- **WHAT TO DO**:
Extract word for word the lines of the listing from its start to the line holding "return [v for", both ends kept; pictures are not part of the copy.

- **PROVIDED DATA**:
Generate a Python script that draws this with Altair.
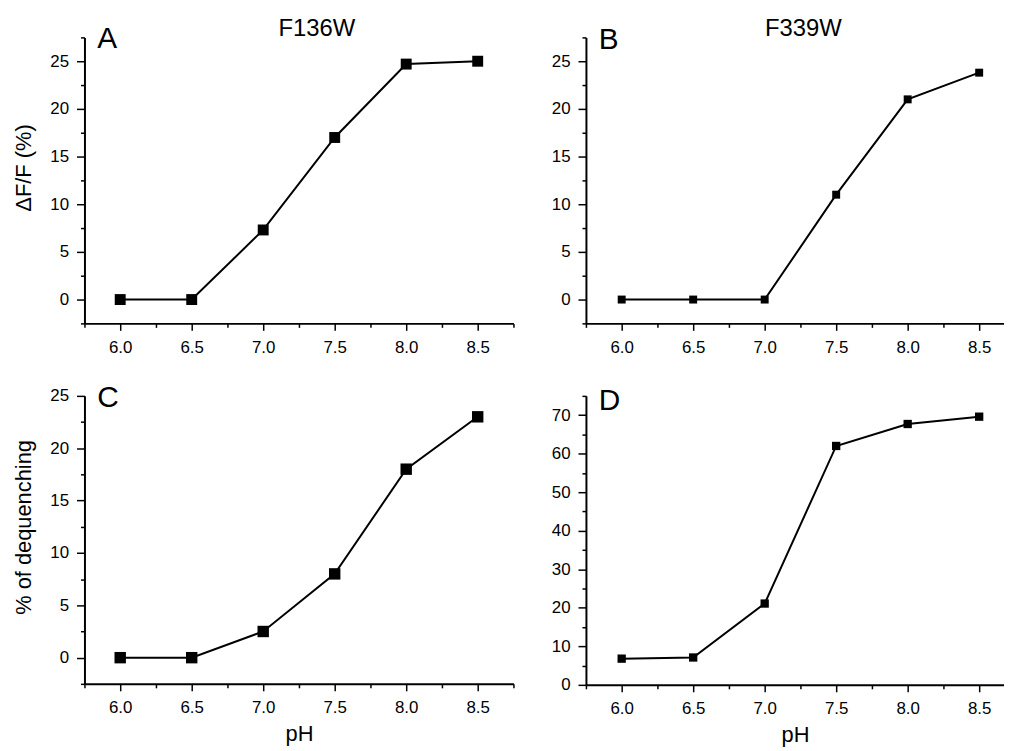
import altair as alt
import pandas as pd

FONT = "Liberation Sans"

ph = [6.0, 6.5, 7.0, 7.5, 8.0, 8.5]
a_vals = [0.0, 0.0, 7.3, 17.0, 24.7, 25.0]
b_vals = [0.0, 0.0, 0.0, 11.0, 21.0, 23.8]
c_vals = [0.0, 0.0, 2.5, 8.0, 18.0, 23.0]
d_vals = [6.8, 7.1, 21.1, 62.0, 67.7, 69.6]

x_major = [6.0, 6.5, 7.0, 7.5, 8.0, 8.5]
x_minor = [5.75, 6.25, 6.75, 7.25, 7.75, 8.25, 8.75]
ab_major = [0, 5, 10, 15, 20, 25]
ab_minor = [-2.5, 2.5, 7.5, 12.5, 17.5, 22.5, 27.5]
c_major = [0, 5, 10, 15, 20, 25]
c_minor = [-2.5, 2.5, 7.5, 12.5, 17.5, 22.5]
d_major = [0, 10, 20, 30, 40, 50, 60, 70]
d_minor = [5, 15, 25, 35, 45, 55, 65, 75]

titles = ["F136W", "F339W"]
letters = ["A", "B", "C", "D"]
y_titles = ["ΔF/F (%)", "% of dequenching"]
x_title = "pH"

AX = dict(
    domainColor="black", domainWidth=2, tickColor="black", tickWidth=1.5,
    labelFont=FONT, labelFontSize=17, labelColor="black",
    titleFont=FONT, titleFontSize=22, titleFontWeight="normal", titleColor="black",
    grid=False, labelFlush=False, labelOverlap=False,
)


def inside(vals, dom):
    return [v for v in vals if dom[0] - 1e-9 <= v <= dom[1] + 1e-9]


def panel(vals, letter, width, height, xdom, ydom, ymajor, yminor,
          xtitle=None, ytitle=None, title=None, title_x=0, size=120,
          letter_y=12, ytitle_y=None):
    df = pd.DataFrame({"pH": ph, "v": vals})
    xscale = alt.Scale(domain=xdom, nice=False, zero=False)
    yscale = alt.Scale(domain=ydom, nice=False, zero=False)
    xaxis = alt.Axis(values=inside(x_major, xdom), format=".1f", orient="bottom",
                     tickSize=7, labelPadding=9, titlePadding=8, **AX)
    yargs = dict(values=ymajor, format="d", orient="left", tickSize=8,
                 labelPadding=8, titlePadding=14, **AX)
    if ytitle_y is not None:
        yargs["titleY"] = ytitle_y
    yaxis = alt.Axis(**yargs)
    x = alt.X("pH:Q", scale=xscale, axis=xaxis, title=xtitle)
    y = alt.Y("v:Q", scale=yscale, axis=yaxis, title=ytitle)
    base = alt.Chart(df)
    line = base.mark_line(color="black", strokeWidth=2).encode(x=x, y=y)
    pts = base.mark_square(color="black", size=size, opacity=1).encode(x=x, y=y)
    minor = base.mark_point(opacity=0).encode(
        x=alt.X("pH:Q", scale=xscale, title=None,
                axis=alt.Axis(values=inside(x_minor, xdom), orient="bottom",
                              labels=False, domain=False, tickSize=4,
                              tickColor="black", tickWidth=1.5, grid=False)),
        y=alt.Y("v:Q", scale=yscale, title=None,
                axis=alt.Axis(values=yminor, orient="left", labels=False,
                              domain=False, tickSize=4, tickColor="black",
                              tickWidth=1.5, grid=False)),
    )
    lt = alt.Chart(pd.DataFrame({"t": [letter]})).mark_text(
        font=FONT, fontSize=30, align="left", baseline="alphabetic", color="black"
    ).encode(x=alt.value(13), y=alt.value(letter_y), text="t:N")
    main = alt.layer(line, pts, lt)
    if title:
        tt = alt.Chart(pd.DataFrame({"t": [title]})).mark_text(
            font=FONT, fontSize=24, align="center", baseline="alphabetic", color="black"
        ).encode(x=alt.value(title_x), y=alt.value(-1), text="t:N")
        main = alt.layer(line, pts, lt, tt)
    return alt.layer(main, minor).resolve_axis(x="independent", y="independent").properties(
        width=width, height=height)


W1 = 432
W2 = 421
xdom1 = [5.75, 8.75]
xdom2 = [5.75, 5.75 + W2 / 144.0]

pa = panel(a_vals, letters[0], W1, 288, xdom1, [-2.5, 27.5], ab_major, ab_minor,
           ytitle=y_titles[0], title=titles[0], title_x=234, size=121,
           letter_y=11, ytitle_y=131)
pb = panel(b_vals, letters[1], W2, 288, xdom2, [-2.5, 27.5], ab_major, ab_minor,
           title=titles[1], title_x=219, size=64, letter_y=12)
pc = panel(c_vals, letters[2], W1, 290, xdom1, [-2.5, 25], c_major, c_minor,
           xtitle=x_title, ytitle=y_titles[1], size=132, letter_y=11,
           ytitle_y=132)
pd_ = panel(d_vals, letters[3], W2, 291, xdom2, [0, 75], d_major, d_minor,
            xtitle=x_title, size=70, letter_y=14)

chart = alt.concat(
    pa, pb, pc, pd_, columns=2,
    spacing={"row": 73, "column": 73}, bounds="flush", align="each",
).properties(
    padding={"left": 5, "top": 7, "right": 0, "bottom": 0}
).configure_view(stroke=None).configure_axis(
    labelFont=FONT, labelFontSize=17, labelColor="black",
    titleFont=FONT, titleFontSize=22, titleColor="black", grid=False,
)

chart.save("out.html", embed_options={"renderer": "svg", "actions": False})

- **SOLUTION FOR THIS PROBLEM**:
Generate a Python script that draws this with Altair.
import altair as alt
import pandas as pd

FONT = "Liberation Sans"

ph = [6.0, 6.5, 7.0, 7.5, 8.0, 8.5]
a_vals = [0.0, 0.0, 7.3, 17.0, 24.7, 25.0]
b_vals = [0.0, 0.0, 0.0, 11.0, 21.0, 23.8]
c_vals = [0.0, 0.0, 2.5, 8.0, 18.0, 23.0]
d_vals = [6.8, 7.1, 21.1, 62.0, 67.7, 69.6]

x_major = [6.0, 6.5, 7.0, 7.5, 8.0, 8.5]
x_minor = [5.75, 6.25, 6.75, 7.25, 7.75, 8.25, 8.75]
ab_major = [0, 5, 10, 15, 20, 25]
ab_minor = [-2.5, 2.5, 7.5, 12.5, 17.5, 22.5, 27.5]
c_major = [0, 5, 10, 15, 20, 25]
c_minor = [-2.5, 2.5, 7.5, 12.5, 17.5, 22.5]
d_major = [0, 10, 20, 30, 40, 50, 60, 70]
d_minor = [5, 15, 25, 35, 45, 55, 65, 75]

titles = ["F136W", "F339W"]
letters = ["A", "B", "C", "D"]
y_titles = ["ΔF/F (%)", "% of dequenching"]
x_title = "pH"

AX = dict(
    domainColor="black", domainWidth=2, tickColor="black", tickWidth=1.5,
    labelFont=FONT, labelFontSize=17, labelColor="black",
    titleFont=FONT, titleFontSize=22, titleFontWeight="normal", titleColor="black",
    grid=False, labelFlush=False, labelOverlap=False,
)


def inside(vals, dom):
    return [v for v in vals if dom[0] - 1e-9 <= v <= dom[1] + 1e-9]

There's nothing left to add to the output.